U.S. Dollar Plummets 8.8% in 2025 Amid Trade Policy Uncertainty

Ticker BuzzWednesday, Jun 4, 2025 9:08 pm ET
2min read

The U.S. dollar has entered a new bearish phase, with analysts warning that a potential "revenge tax" could further threaten its value. Since the beginning of 2025, the ICE U.S. Dollar Index has declined by approximately 8.8%, falling below 99 and marking the weakest start to a year since at least the mid-1980s. This downturn is not merely a result of market volatility but reflects a shift in global investors' perceptions of the dollar's role in their asset allocations, driven by the trade policies of the Trump administration.

After years of strong gains, the dollar is now experiencing a significant correction. Peter Vassallo, a foreign exchange portfolio manager at a Paris-based asset management firm, suggests that "we may be entering a longer-term downtrend for the dollar." Despite the reduced risk of the worst-case scenario from tariffs, the uncertainty surrounding U.S. policy and its hostile stance on trade remain.

Marvin Loh, a senior global macro strategist at a leading financial services company, also notes that "the dollar has further downside potential." Historically, the dollar experienced a six-year depreciation cycle starting in 2002, during which the euro gained strength. A similar dynamic appears to be emerging today.

Current hopes for a dollar rebound are limited, while new uncertainties continue to accumulate. For instance, the Trump administration's proposed Section 899 in its payment bill aims to grant the White House the authority to impose a "revenge tax" on foreign investors from countries with "unfair tax policies" against the U.S. Steven Englander, the head of G10 FX research at a major global bank, warns that if this provision is implemented, "it will inhibit capital inflows and have a negative impact on the dollar."

While some investors have been encouraged by the "TACO trade," betting on Trump's tendency to back down from his aggressive tariff threats, the "revenge tax" clause has once again shaken the confidence of foreign capital in holding dollar-denominated assets.

Although the dollar's weakness in 2025 appears severe, some analysts point out that considering the significant rally in 2024 following the elections, the current decline is not as dramatic in the long-term context. Vassallo argues that the dollar remains overvalued, citing this as a primary reason for shorting the currency.
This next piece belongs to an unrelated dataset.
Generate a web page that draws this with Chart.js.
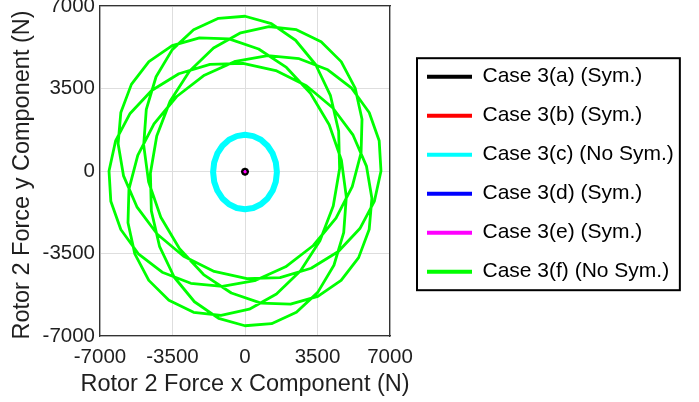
<!DOCTYPE html>
<html>
<head>
<meta charset="utf-8">
<title>Rotor 2 force locus</title>
<script src="https://cdn.jsdelivr.net/npm/chart.js@4.4.1/dist/chart.umd.min.js"></script>
<style>
  html, body { margin: 0; padding: 0; background: #fff; }
  canvas { display: block; }
</style>
</head>
<body>
<canvas id="chart" width="699" height="402"></canvas>
<script>
// axis ticks and titles
const xTicks = [-7000, -3500, 0, 3500, 7000];
const yTicks = [-7000, -3500, 0, 3500, 7000];
const xTitle = 'Rotor 2 Force x Component (N)';
const yTitle = 'Rotor 2 Force y Component (N)';

// legend labels, in plotting order
const caseLabels = [
  'Case 3(a) (Sym.)',
  'Case 3(b) (Sym.)',
  'Case 3(c) (No Sym.)',
  'Case 3(d) (Sym.)',
  'Case 3(e) (Sym.)',
  'Case 3(f) (No Sym.)'
];
const caseColors = ['#000000', '#ff0000', '#00ffff', '#0000ff', '#ff00ff', '#00ff00'];
const caseWidths = [3.2, 2, 6, 2, 2.5, 2.8];

// symmetric cases: tiny loops at the origin (N)
const caseAx = [120, 85, 0, -85, -120, -85, 0, 85, 120];
const caseAy = [-30, 45, 75, 45, -30, -105, -135, -105, -30];
const caseBx = [20, 0, -20, 0, 20];
const caseBy = [-30, -10, -30, -50, -30];
const caseDx = [15, 0, -15, 0, 15];
const caseDy = [-30, -15, -30, -45, -30];
const caseEx = [15, 0, -15, 0, 15];
const caseEy = [-30, -15, -30, -45, -30];

// case 3(c): small ring
const caseCx = [1540, 1488, 1334, 1089, 770, 399, 0, -399, -770, -1089, -1334, -1488,
  -1540, -1488, -1334, -1089, -770, -399, 0, 399, 770, 1089, 1334, 1488, 1540];
const caseCy = [-45, 364, 745, 1072, 1323, 1481, 1535, 1481, 1323, 1072, 745, 364,
  -45, -454, -835, -1162, -1413, -1571, -1625, -1571, -1413, -1162, -835, -454, -45];

// case 3(f): large rosette, read point by point
const caseFx = [
  -6565, -6249, -5547, -4507, -3194, -1692, -96, 1488, 2963, 4232, 5219, 5863, 6125, 5994, 5485,
  4640, 3517, 2197, 772, -659, -2000, -3160, -4065, -4654, -4891, -4765, -4293, -3512, -2482, -1280,
  3, 1274, 2441, 3415, 4127, 4521, 4567, 4260, 3617, 2683, 1519, 208, -1157, -2483, -3675,
  -4644, -5319, -5649, -5603, -5177, -4393, -3298, -1960, -463, 1096, 2616, 3998, 5149, 5995, 6478,
  6565, 6249, 5547, 4507, 3194, 1692, 96, -1488, -2963, -4232, -5219, -5863, -6125, -5994, -5485,
  -4640, -3517, -2197, -772, 659, 2000, 3160, 4065, 4654, 4891, 4765, 4293, 3512, 2482, 1280,
  -3, -1274, -2441, -3415, -4127, -4521, -4567, -4260, -3617, -2683, -1519, -208, 1157, 2483, 3675,
  4644, 5319, 5649, 5603, 5177, 4393, 3298, 1960, 463, -1096, -2616, -3998, -5149, -5995, -6478,
  -6565
];
const caseFy = [
  3, 1274, 2441, 3415, 4127, 4521, 4567, 4260, 3617, 2683, 1519, 208, -1157, -2483, -3675,
  -4644, -5319, -5649, -5603, -5177, -4393, -3298, -1960, -463, 1096, 2616, 3998, 5149, 5995, 6478,
  6565, 6249, 5547, 4507, 3194, 1692, 96, -1488, -2963, -4232, -5219, -5863, -6125, -5994, -5485,
  -4640, -3517, -2197, -772, 659, 2000, 3160, 4065, 4654, 4891, 4765, 4293, 3512, 2482, 1280,
  -3, -1274, -2441, -3415, -4127, -4521, -4567, -4260, -3617, -2683, -1519, -208, 1157, 2483, 3675,
  4644, 5319, 5649, 5603, 5177, 4393, 3298, 1960, 463, -1096, -2616, -3998, -5149, -5995, -6478,
  -6565, -6249, -5547, -4507, -3194, -1692, -96, 1488, 2963, 4232, 5219, 5863, 6125, 5994, 5485,
  4640, 3517, 2197, 772, -659, -2000, -3160, -4065, -4654, -4891, -4765, -4293, -3512, -2482, -1280,
  3
];

const FONT = '"Liberation Sans", Arial, Helvetica, sans-serif';
const TEXT = '#1f1f1f';
const GRID = '#dedede';
const AXIS = '#333333';

// legend sizing: line sample + gap + text
const LEG_PAD = 18, LEG_BOX = 45, LEG_FONT = 21;
const meas = document.createElement('canvas').getContext('2d');
meas.font = LEG_FONT + 'px ' + FONT;
const maxLabelW = Math.max(...caseLabels.map(t => meas.measureText(t).width));
const legendW = LEG_PAD + LEG_BOX + LEG_FONT / 2 + maxLabelW + 10;
const padRight = 699 - 409 - legendW;

const series = [
  [caseAx, caseAy], [caseBx, caseBy], [caseCx, caseCy],
  [caseDx, caseDy], [caseEx, caseEy], [caseFx, caseFy]
];

const datasets = series.map(([xs, ys], i) => ({
  label: caseLabels[i],
  data: xs.map((x, k) => ({ x: x, y: ys[k] })),
  showLine: true,
  borderColor: caseColors[i],
  backgroundColor: caseColors[i],
  borderWidth: caseWidths[i],
  borderJoinStyle: 'round',
  borderCapStyle: 'round',
  pointRadius: 0,
  fill: false,
  tension: 0,
  order: series.length - i   // later cases drawn on top, like the original
}));

// black frame around the legend
const legendFrame = {
  id: 'legendFrame',
  afterDraw(chart) {
    const lg = chart.legend;
    const hb = lg.legendHitBoxes;
    if (!hb || !hb.length) return;
    const ctx = chart.ctx;
    const left = lg.left + 8;
    const right = Math.max(...hb.map(h => h.left + h.width)) + 6;
    const top = hb[0].top - 8;
    const bottom = hb[hb.length - 1].top + hb[hb.length - 1].height + 8;
    ctx.save();
    ctx.strokeStyle = '#000';
    ctx.lineWidth = 2;
    ctx.strokeRect(left, top, right - left, bottom - top);
    ctx.restore();
  }
};

// axis titles (drawn here so they are not squeezed to the plot width)
const axisTitles = {
  id: 'axisTitles',
  afterDraw(chart) {
    const { ctx, chartArea } = chart;
    const cx = (chartArea.left + chartArea.right) / 2;
    const cy = (chartArea.top + chartArea.bottom) / 2;
    ctx.save();
    ctx.fillStyle = TEXT;
    ctx.font = '23.5px ' + FONT;
    ctx.textAlign = 'center';
    ctx.textBaseline = 'middle';
    ctx.fillText(xTitle, cx, chartArea.bottom + 49);
    ctx.translate(23, cy + 4);
    ctx.rotate(-Math.PI / 2);
    ctx.fillText(yTitle, 0, 0);
    ctx.restore();
  }
};

const gridOpts = { color: GRID, lineWidth: 1, drawTicks: false, tickLength: 0 };
const borderOpts = { display: true, color: AXIS, width: 1.3 };

new Chart(document.getElementById('chart'), {
  type: 'scatter',
  data: { datasets: datasets },
  options: {
    responsive: false,
    animation: false,
    devicePixelRatio: 1,
    events: [],
    layout: { autoPadding: false, padding: { left: 0, top: 0, bottom: 0, right: padRight } },
    font: { family: FONT },
    plugins: {
      tooltip: { enabled: false },
      legend: {
        position: 'right',
        fullSize: false,
        maxWidth: 400,
        title: { display: true, text: ' ', font: { size: 1, lineHeight: 1 }, padding: { top: 0, bottom: 5.4 } },
        labels: {
          boxWidth: LEG_BOX,
          boxHeight: 4,
          padding: LEG_PAD,
          color: '#000',
          font: { family: FONT, size: LEG_FONT },
          generateLabels: chart => chart.data.datasets.map((ds, i) => ({
            text: ds.label,
            fillStyle: ds.borderColor,
            strokeStyle: ds.borderColor,
            fontColor: '#000',
            lineWidth: 0,
            hidden: false,
            datasetIndex: i
          }))
        }
      }
    },
    scales: {
      x: {
        type: 'linear',
        position: 'bottom',
        min: -7000,
        max: 7000,
        afterBuildTicks: s => { s.ticks = xTicks.map(v => ({ value: v })); },
        afterFit: s => { s.height = 66; s.paddingLeft = 0; s.paddingRight = 0; },
        grid: gridOpts,
        border: borderOpts,
        ticks: { padding: 9, maxRotation: 0, autoSkip: false, color: TEXT,
          font: { family: FONT, size: 20.5 }, callback: v => String(v) }
      },
      y: {
        type: 'linear',
        position: 'left',
        min: -7000,
        max: 7000,
        afterBuildTicks: s => { s.ticks = yTicks.map(v => ({ value: v })); },
        afterFit: s => { s.width = 100; s.paddingTop = 0; s.paddingBottom = 0; },
        grid: gridOpts,
        border: borderOpts,
        ticks: { padding: 5, autoSkip: false, color: TEXT,
          font: { family: FONT, size: 20.5 }, callback: v => String(v) }
      },
      x2: {
        type: 'linear',
        position: 'top',
        min: -7000,
        max: 7000,
        grid: { display: false, drawTicks: false },
        ticks: { display: false },
        border: borderOpts,
        afterFit: s => { s.height = 6; s.paddingLeft = 0; s.paddingRight = 0; }
      },
      y2: {
        type: 'linear',
        position: 'right',
        min: -7000,
        max: 7000,
        grid: { display: false, drawTicks: false },
        ticks: { display: false },
        border: borderOpts,
        afterFit: s => { s.width = 19; s.paddingTop = 0; s.paddingBottom = 0; }
      }
    }
  },
  plugins: [legendFrame, axisTitles]
});
</script>
</body>
</html>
He emphasizes that while this strategy is becoming more common, it has not yet reached an "overcrowded" level, leaving room for further declines.

A deeper risk lies in investors, particularly institutional ones, rethinking how to manage their dollar exposure within their global portfolios. The simultaneous decline of the dollar, stocks, and bonds in April has led investors to recognize that the dollar no longer offers the same safe-haven benefits as in the past. Consequently, they are increasing their dollar hedging efforts, such as selling dollars through forward contracts.

Data from a major financial services company indicates that U.S. investors are particularly keen on hedging their overseas assets against dollar fluctuations, while institutional investors from other regions, such as insurance companies and pension funds, have also significantly increased their dollar hedging ratios.

George Saravelos, a strategist at a prominent global bank, notes that since the beginning of the year, institutional investors from a European country have "noticeably accelerated" their dollar hedging activities, reflecting widespread market expectations of a prolonged dollar weakness.

Additionally, the U.S.'s substantial fiscal deficit and the Trump administration's efforts to reduce the trade deficit have prompted more investors to seek protection against the dollar, further pressuring its value.

Market sentiment is generally bearish on the dollar, but there are potential turning points. Vassallo suggests that if U.S. assets regain their strong performance, the dollar could stage a comeback. "The value of the dollar is largely dependent on international capital flows. If U.S. stocks rebound strongly and the U.S. economy once again leads the global recovery, it will attract global investors back to the dollar."

However, as of now, the ICE U.S. Dollar Index has fallen another 0.6% to 98.75, showing weakness not only against developed market currencies but also against emerging market currencies like the Mexican peso and Brazilian real.